Classical Gas

"Classical Gas" is an instrumental musical piece composed and originally performed by Mason Williams. Originally released in 1968 on the album The Mason Williams Phonograph Record, it has been re-recorded and re-released numerous times since by Williams. One later version served as the title track of a 1987 album by Williams and the band Mannheim Steamroller.

Williams was the head writer for The Smothers Brothers Comedy Hour at the time of the piece's release and premiered the composition on the show. Williams performed it several times over several episodes. After the piece had reached the Top Ten, Williams asked an experimental filmmaker named Dan McLaughlin to create a video montage of classical art works edited in time to the music, using the visual effect now known as kinestasis. The pioneering work, 3000 Years of Art, premiered in 1968 and may have helped push the song high on the charts; it peaked at Number 2 for two weeks in August that year.

Williams re-recorded "Classical Gas" as a solo guitar piece on his 1970 album Handmade.
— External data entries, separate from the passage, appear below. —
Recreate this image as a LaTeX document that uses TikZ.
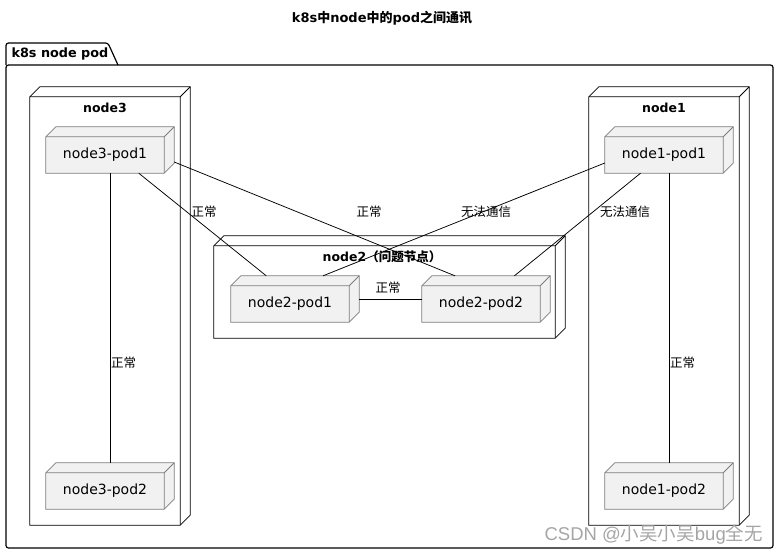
\documentclass[tikz,border=0pt]{standalone}
\usepackage{fontspec}
\usetikzlibrary{calc}
\usetikzlibrary{positioning}
\setmainfont{DejaVu Sans}
\newfontfamily\cjk{Noto Sans CJK SC}
\newfontfamily\arial{Liberation Sans}
\definecolor{cloud}{RGB}{241, 241, 241}
\definecolor{ash}{RGB}{125, 125, 125}
\definecolor{smoke}{RGB}{165, 165, 165}

% front face + top and side faces of a box, 10pt deep
\newcommand{\cubefaces}[3]{%
  \filldraw[draw=#2, fill=#3, line width=0.8pt]
    (#1.south west) -- ([yshift=-10pt]#1.north west) -- ([xshift=10pt]#1.north west)
    -- (#1.north east) -- ([yshift=10pt]#1.south east) -- ([xshift=-10pt]#1.south east) -- cycle;
  \draw[draw=#2, line width=0.8pt]
    ([yshift=-10pt]#1.north west) -- ([xshift=-10pt, yshift=-10pt]#1.north east) -- (#1.north east)
    ([xshift=-10pt, yshift=-10pt]#1.north east) -- ([xshift=-10pt]#1.south east);}

\tikzset{
  pod/.style={inner sep=0pt, minimum width=128pt, minimum height=46pt,
    append after command={\pgfextra{\cubefaces{\tikzlastnode}{ash}{cloud}}},
    label={[podtext, xshift=-5pt, yshift=-5pt]center:#1}},
  host/.style 2 args={inner sep=0pt, minimum width=#1, minimum height=#2,
    append after command={\pgfextra{\cubefaces{\tikzlastnode}{black}{white}}}},
  podtext/.style={font=\fontsize{14}{16}\selectfont},
  hosttext/.style={font=\fontsize{12.5}{15}\selectfont\bfseries},
  linktext/.style={font=\fontsize{12.5}{15}\selectfont\cjk, inner sep=1pt},
  link/.style={draw=black, line width=0.75pt},
  frame/.style={draw=black, line width=1.2pt, rounded corners=2.5pt},
}

\begin{document}
\begin{tikzpicture}[x=1pt, y=-1pt]
  \useasboundingbox (0,0) rectangle (779,555);
  % Title
  \node[font=\fontsize{13}{15}\selectfont\bfseries] (title) at (382,18)
       {k8s{\cjk 中}node{\cjk 中的}pod{\cjk 之间通讯}};
  % Package frame
  \draw[frame] (6,65) -- (6,43) -- (108,43) -- (118,65);
  \draw[frame] (6,65) rectangle (773,548);
  \node[font=\fontsize{12.8}{14}\selectfont\bfseries, anchor=west] (pkg) at (8,54) {k8s node pod};
  % Hosts
  \node[host={160pt}{438pt}] (n3) at (110,306) {};
  \node[host={160pt}{438pt}] (n1) at (669,306) {};
  \node[host={351pt}{102pt}] (n2) at (389.5,287) {};
  \node[hosttext]            (n3name) at (105,108) {node3};
  \node[hosttext]            (n1name) at (664,108) {node1};
  \node[hosttext]            (n2name) at (382,257) {node2{\cjk （问题节点）}};
  % Pods
  \node[pod=node3-pod1] (p31) at (110,150) {};
  \node[pod=node3-pod2] (p32) at (110,486) {};
  \node[pod=node1-pod1] (p11) at (669,150) {};
  \node[pod=node1-pod2] (p12) at (669,486) {};
  \node[pod=node2-pod1] (p21) at (295,299) {};
  \node[pod=node2-pod2] (p22) at (486,299) {};
  % Links
  \draw[link] (p31) -- (p32);
  \draw[link] (p31) -- (p21);
  \draw[link] ([yshift=-12pt]p31.east) -- ([xshift=-31pt]p22.north);
  \draw[link] ([yshift=-13pt]p11.west) -- ([xshift=28pt]p21.north);
  \draw[link] (p11) -- (p22);
  \draw[link] (p11) -- (p12);
  \draw[link] (p21) -- (p22);
  % Link labels
  \node[linktext, anchor=west] (l3a) at (110,363) {正常};
  \node[linktext, anchor=west] (l1a) at (669,363) {正常};
  \node[linktext]              (l3b) at (204,212) {正常};
  \node[linktext]              (l3c) at (369,212) {正常};
  \node[linktext]              (l1b) at (486,212) {无法通信};
  \node[linktext]              (l1c) at (625,212) {无法通信};
  \node[linktext]              (l2a) at (388,288) {正常};
  % Watermark
  \node[text=smoke, font=\fontsize{18.5}{20}\selectfont\arial, anchor=east, inner sep=0pt] (mark) at (763,535)
       {CSDN @{\cjk 小吴小吴}bug{\cjk 全无}};
\end{tikzpicture}
\end{document}
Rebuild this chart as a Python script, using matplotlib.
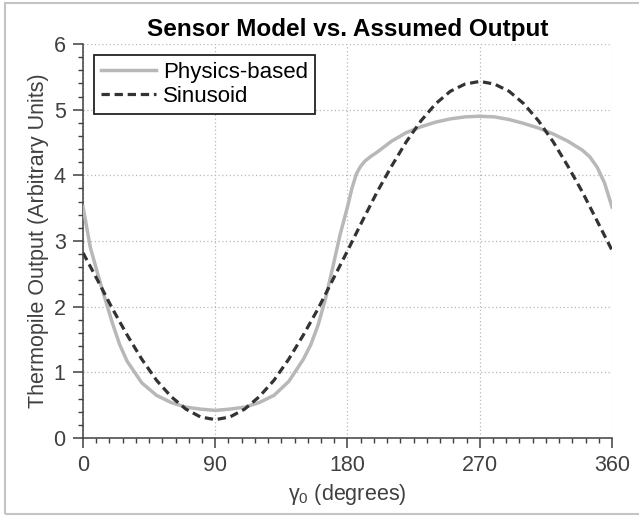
import matplotlib
matplotlib.use("Agg")
import matplotlib.pyplot as plt
from matplotlib.patches import Rectangle
from matplotlib.ticker import MultipleLocator

plt.rcParams['font.family'] = ['Liberation Sans', 'DejaVu Sans']
plt.rcParams['mathtext.default'] = 'regular'

# Angle (degrees) and the two curves
angle_phys = [0, 5, 10, 15, 20, 25, 30, 40, 50, 60, 70, 80, 90, 100, 110, 120,
              130, 140, 150, 155, 160, 165, 170, 175, 180, 183, 186, 189, 192,
              196, 200, 210, 220, 230, 240, 250, 260, 270, 280, 290, 300, 310,
              320, 330, 340, 345, 350, 355, 360]
physics = [3.52, 2.90, 2.50, 2.12, 1.75, 1.42, 1.17, 0.84, 0.65, 0.54, 0.47,
           0.44, 0.42, 0.44, 0.47, 0.54, 0.65, 0.86, 1.20, 1.42, 1.72, 2.12,
           2.60, 3.10, 3.52, 3.80, 4.02, 4.14, 4.22, 4.29, 4.35, 4.52, 4.65,
           4.74, 4.81, 4.86, 4.89, 4.90, 4.89, 4.85, 4.79, 4.72, 4.63, 4.52,
           4.38, 4.28, 4.12, 3.88, 3.52]

angle_sin = [0, 10, 20, 30, 40, 50, 60, 70, 80, 90, 100, 110, 120, 130, 140,
             150, 160, 170, 180, 190, 200, 210, 220, 230, 240, 250, 260, 270,
             280, 290, 300, 310, 320, 330, 340, 350, 360]
sinusoid = [2.82, 2.40, 1.97, 1.57, 1.20, 0.88, 0.63, 0.44, 0.32, 0.28, 0.32,
            0.44, 0.63, 0.88, 1.20, 1.57, 1.97, 2.41, 2.85, 3.30, 3.74, 4.14,
            4.51, 4.83, 5.09, 5.28, 5.39, 5.43, 5.39, 5.28, 5.09, 4.83, 4.51,
            4.14, 3.74, 3.30, 2.86]

x_ticks = [0, 90, 180, 270, 360]
y_ticks = [0, 1, 2, 3, 4, 5, 6]

axcol = '#404040'

fig = plt.figure(figsize=(6.39, 5.17), dpi=100)
ax = fig.add_axes([0.1299, 0.1528, 0.8278, 0.7621])

ax.plot(angle_phys, physics, color='#b8b8b8', lw=2.5, label='Physics-based',
        zorder=3)
ax.plot(angle_sin, sinusoid, color='#333333', lw=2.3,
        linestyle=(0, (2.6, 1.5)), label='Sinusoid', zorder=4)

ax.set_xlim(0, 360)
ax.set_ylim(0, 6)
ax.set_xticks(x_ticks)
ax.set_yticks(y_ticks)
ax.xaxis.set_minor_locator(MultipleLocator(9))
ax.yaxis.set_minor_locator(MultipleLocator(0.2))
ax.tick_params(which='major', direction='out', length=7.5, width=1.1,
               color=axcol, labelcolor=axcol, labelsize=15.5, pad=5)
ax.tick_params(which='minor', direction='out', length=3.6, width=1.0,
               color=axcol)

for s in ['top', 'right']:
    ax.spines[s].set_visible(False)
for s in ['left', 'bottom']:
    ax.spines[s].set_color(axcol)
    ax.spines[s].set_linewidth(1.1)

ax.grid(True, which='major', linestyle=(0, (1, 2)), color='#b8b8b8', lw=0.9)
ax.set_axisbelow(True)

ax.set_title('Sensor Model vs. Assumed Output', fontsize=17.5,
             fontweight='bold', pad=6)
ax.set_xlabel(r'$\gamma_0$ (degrees)', fontsize=15.5, color=axcol, labelpad=4)
ax.set_ylabel('Thermopile Output (Arbitrary Units)', fontsize=15.5,
              color=axcol, labelpad=3)

leg = ax.legend(loc='upper left', fontsize=16, handlelength=2.5,
                borderaxespad=0.5, handletextpad=0.3, labelspacing=0.15,
                borderpad=0.3, fancybox=False, framealpha=1)
leg.get_frame().set_edgecolor('#222222')
leg.get_frame().set_linewidth(1.3)

# light frame around the whole picture
fig.add_artist(Rectangle((5 / 639, 3 / 517), 1.0, 511 / 517,
                         transform=fig.transFigure, fill=False,
                         edgecolor='#c4c4c4', lw=1.5))

fig.savefig('out.png', dpi=100)
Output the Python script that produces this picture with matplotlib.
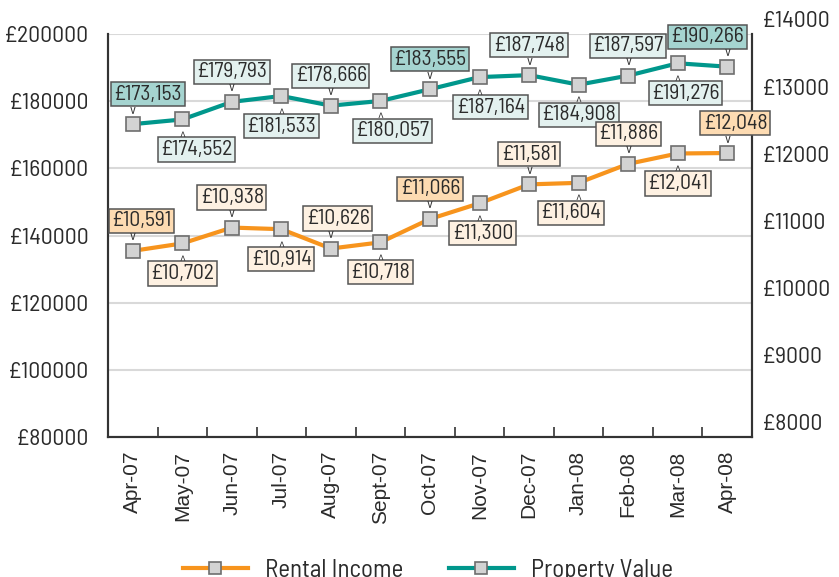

This version was re-released by Sony in 2003, after being featured in the film Cheaper by the Dozen (which starred Williams' Smother Brothers protégé, ).

During the 1970s and early 1980s, many television stations (such as WTAE-TV in Pittsburgh, WBAL-TV in Baltimore, KNTV in San Jose, and WNEP-TV in Wilkes-Barre, Pennsylvania) used the composition - or a version of it re-recorded by Telesound - as their theme song.

There is a common misconception that "Classical Gas" was composed and performed by Eric Clapton. Clapton has never recorded a cover of the song. This misconception may possibly be attributed to the fact that Clapton was musical director of, and played much of the guitar music for, the feature film The Story of Us. The version of the song on the film's soundtrack is actually Williams's own solo-guitar re-recording of it, from his 1970 album Handmade.